Put simply, one of the prime reasons for the creation of Israel in 1948 was because European Christians had acted against their faith and persecuted the Jewish people. It’s imperative that Christians understand that, but it’s unclear that enough of them do. But for all that, the twin solitudes of Jews and Christians were broken down long ago. William Temple, for example, became Archbishop of Canterbury in 1944 and helped co-found the Council of Christians and Jews; in 1943, he spoke out in the House of Lords about the Nazi persecution of the Jews, insisting that, “We at this moment have upon us a tremendous responsibility. We stand at the bar of history, of humanity and of God.” That type of stance has been replicated and applauded myriad times since then and now, thank God, flows through the bloodstream of contemporary denominations. When in 2008 Lord Jonathan Sacks, the chief rabbi of the Commonwealth, publicly referred to the Archbishop of Canterbury and the Archbishop of York as “beloved colleagues,” he meant it.
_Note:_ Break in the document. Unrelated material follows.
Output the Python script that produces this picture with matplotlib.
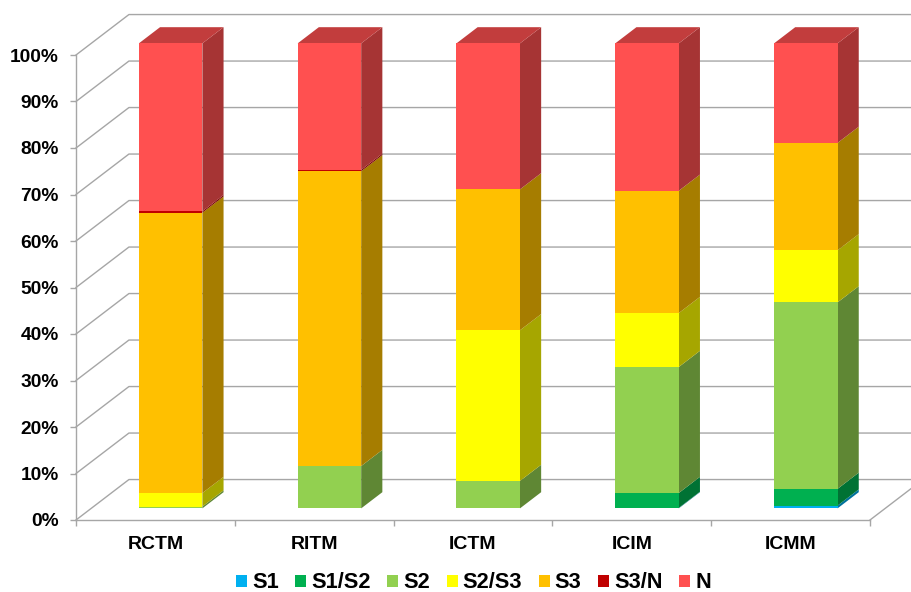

When in 1986 John Paul II entered Rome’s Great Synagogue, the first Pope since St. Peter to enter a Jewish place of worship, the emotion was genuine.

As a Christian with three Jewish grandparents, I have hardly ever experienced any anti-Semitism in the church. But as I celebrate this 500th anniversary, I will do so with reservations. Not because I regret the Reformation—far from it—but because the otherwise sparkling lens that Luther provided is not, for me and I know for many others, completely clear. And that’s so terribly sad.